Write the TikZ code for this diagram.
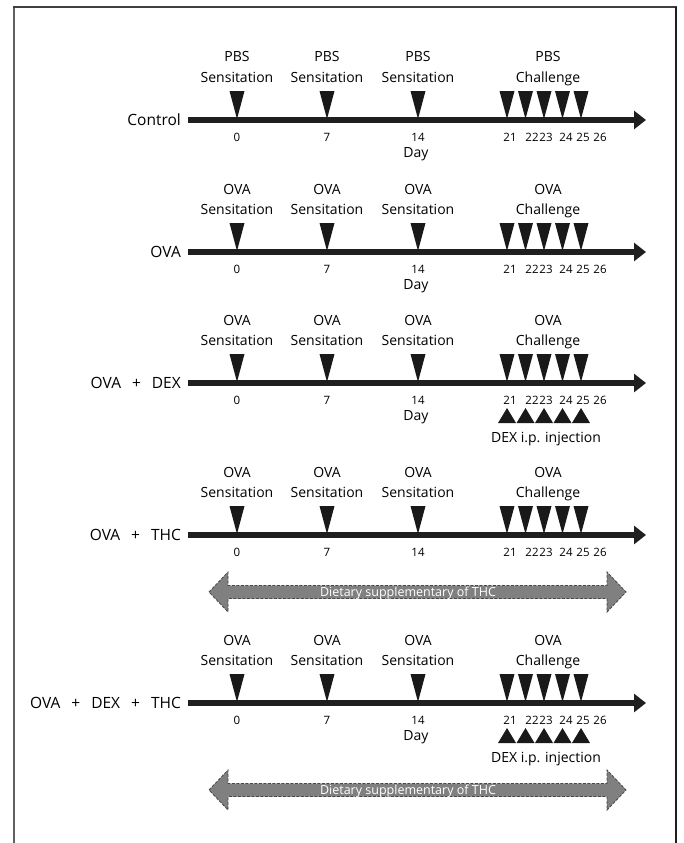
\documentclass[tikz,border=0pt]{standalone}
\usepackage{fontspec}
\setmainfont{Open Sans}
\usetikzlibrary{arrows.meta}
\newcommand\lsp{\hspace{11pt}}
\begin{document}
\begin{tikzpicture}[x=1pt,y=-1pt,
  lbl/.style={font=\fontsize{14}{17}\selectfont, inner sep=0pt, anchor=base},
  rowlbl/.style={font=\fontsize{15.5}{18}\selectfont, inner sep=0pt, anchor=base east},
  num/.style={font=\fontsize{11.5}{13}\selectfont, inner sep=0pt, anchor=base},
  axisline/.style={line width=6pt, draw=black!88, -{Triangle[length=12pt,width=18pt]}},
  tri/.style={fill=black!90},
  thcarrow/.style={fill=black!50, draw=black!72, line width=0.8pt, dash pattern=on 3pt off 1.5pt},
  thctext/.style={font=\fontsize{12.5}{14}\selectfont, text=white, inner sep=0pt, anchor=base},
  frame/.style={line width=2pt},
]
\path[use as bounding box] (0,0) rectangle (683,843);
\draw[frame, draw=black!62] (14,850) -- (14,7);
\draw[frame, draw=black!75] (13,7) -- (677,7);
\draw[frame, draw=black!88] (676,7) -- (676,850);

\foreach \r/\y/\lab/\pre/\day/\dex in {1/120/Control/PBS/1/0, 2/252/OVA/OVA/1/0, 3/383/{OVA\lsp+\lsp DEX}/OVA/1/1, 4/535/{OVA\lsp+\lsp THC}/OVA/0/0, 5/703/{OVA\lsp+\lsp DEX\lsp+\lsp THC}/OVA/1/1}{
  % row label and axis
  \node[rowlbl] (lab\r) at (181,\y+5.5) {\lab};
  \coordinate (s\r) at (188,\y);
  \coordinate (e\r) at (646,\y);
  \draw[axisline] (s\r) -- (e\r);
  % sensitation headers and triangles
  \foreach \i/\x/\n in {1/237/0, 2/327/7, 3/418/14}{
    \node[lbl] (ha\r\i) at (\x,\y-58) {\pre};
    \node[lbl] (hb\r\i) at (\x,\y-38) {Sensitation};
    \fill[tri] ({\x-7.5},{\y-29}) -- ({\x+7.5},{\y-29}) -- (\x,{\y-1}) -- cycle;
    \node[num] (n\r\i) at (\x,\y+21.5) {\n};
  }
  % challenge header and triangles
  \node[lbl] (ca\r) at (548,\y-58) {\pre};
  \node[lbl] (cb\r) at (548,\y-38) {Challenge};
  \foreach \x in {507,525.5,544,562.5,581}{
    \fill[tri] ({\x-7.5},{\y-29}) -- ({\x+7.5},{\y-29}) -- (\x,{\y-1}) -- cycle;
  }
  \foreach \j/\x/\n in {1/510/21, 2/532/22, 3/546/23, 4/566/24, 5/583/25, 6/600/26}{
    \node[num] (m\r\j) at (\x,\y+21.5) {\n};
  }
  \ifnum\day=1
    \node[lbl] (day\r) at (416,\y+37) {Day};
  \fi
  \ifnum\dex=1
    \foreach \x in {507,525.5,544,562.5,581}{
      \fill[tri] ({\x-9},{\y+40}) -- ({\x+9},{\y+40}) -- (\x,{\y+25}) -- cycle;
    }
    \node[lbl] (dex\r) at (546,\y+59) {DEX i.p. injection};
  \fi
}

% THC dietary arrows
\foreach \k/\y in {1/592, 2/790}{
  \draw[thcarrow] (209,\y) -- (228,{\y-20}) -- (228,{\y-6.5}) -- (607,{\y-6.5}) -- (607,{\y-20})
     -- (626,\y) -- (607,{\y+20}) -- (607,{\y+6.5}) -- (228,{\y+6.5}) -- (228,{\y+20}) -- cycle;
  \node[thctext] (thc\k) at (408,\y+4.3) {Dietary supplementary of THC};
}
\end{tikzpicture}
\end{document}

§ **Exercise instructions**
Copy all the lines of data exactly as they appear, dropping any images.

§ **Answer in full**
Write the TikZ code for this diagram.
\documentclass[tikz,border=0pt]{standalone}
\usepackage{fontspec}
\setmainfont{Open Sans}
\usetikzlibrary{arrows.meta}
\newcommand\lsp{\hspace{11pt}}
\begin{document}
\begin{tikzpicture}[x=1pt,y=-1pt,
  lbl/.style={font=\fontsize{14}{17}\selectfont, inner sep=0pt, anchor=base},
  rowlbl/.style={font=\fontsize{15.5}{18}\selectfont, inner sep=0pt, anchor=base east},
  num/.style={font=\fontsize{11.5}{13}\selectfont, inner sep=0pt, anchor=base},
  axisline/.style={line width=6pt, draw=black!88, -{Triangle[length=12pt,width=18pt]}},
  tri/.style={fill=black!90},
  thcarrow/.style={fill=black!50, draw=black!72, line width=0.8pt, dash pattern=on 3pt off 1.5pt},
  thctext/.style={font=\fontsize{12.5}{14}\selectfont, text=white, inner sep=0pt, anchor=base},
  frame/.style={line width=2pt},
]
\path[use as bounding box] (0,0) rectangle (683,843);
\draw[frame, draw=black!62] (14,850) -- (14,7);
\draw[frame, draw=black!75] (13,7) -- (677,7);
\draw[frame, draw=black!88] (676,7) -- (676,850);

\foreach \r/\y/\lab/\pre/\day/\dex in {1/120/Control/PBS/1/0, 2/252/OVA/OVA/1/0, 3/383/{OVA\lsp+\lsp DEX}/OVA/1/1, 4/535/{OVA\lsp+\lsp THC}/OVA/0/0, 5/703/{OVA\lsp+\lsp DEX\lsp+\lsp THC}/OVA/1/1}{
  % row label and axis
  \node[rowlbl] (lab\r) at (181,\y+5.5) {\lab};
  \coordinate (s\r) at (188,\y);
  \coordinate (e\r) at (646,\y);
  \draw[axisline] (s\r) -- (e\r);
  % sensitation headers and triangles
  \foreach \i/\x/\n in {1/237/0, 2/327/7, 3/418/14}{
    \node[lbl] (ha\r\i) at (\x,\y-58) {\pre};
    \node[lbl] (hb\r\i) at (\x,\y-38) {Sensitation};
    \fill[tri] ({\x-7.5},{\y-29}) -- ({\x+7.5},{\y-29}) -- (\x,{\y-1}) -- cycle;
    \node[num] (n\r\i) at (\x,\y+21.5) {\n};
  }
  % challenge header and triangles
  \node[lbl] (ca\r) at (548,\y-58) {\pre};
  \node[lbl] (cb\r) at (548,\y-38) {Challenge};
  \foreach \x in {507,525.5,544,562.5,581}{
    \fill[tri] ({\x-7.5},{\y-29}) -- ({\x+7.5},{\y-29}) -- (\x,{\y-1}) -- cycle;
  }
  \foreach \j/\x/\n in {1/510/21, 2/532/22, 3/546/23, 4/566/24, 5/583/25, 6/600/26}{
    \node[num] (m\r\j) at (\x,\y+21.5) {\n};
  }
  \ifnum\day=1
    \node[lbl] (day\r) at (416,\y+37) {Day};
  \fi
  \ifnum\dex=1
    \foreach \x in {507,525.5,544,562.5,581}{
      \fill[tri] ({\x-9},{\y+40}) -- ({\x+9},{\y+40}) -- (\x,{\y+25}) -- cycle;
    }
    \node[lbl] (dex\r) at (546,\y+59) {DEX i.p. injection};
  \fi
}

% THC dietary arrows
\foreach \k/\y in {1/592, 2/790}{
  \draw[thcarrow] (209,\y) -- (228,{\y-20}) -- (228,{\y-6.5}) -- (607,{\y-6.5}) -- (607,{\y-20})
     -- (626,\y) -- (607,{\y+20}) -- (607,{\y+6.5}) -- (228,{\y+6.5}) -- (228,{\y+20}) -- cycle;
  \node[thctext] (thc\k) at (408,\y+4.3) {Dietary supplementary of THC};
}
\end{tikzpicture}
\end{document}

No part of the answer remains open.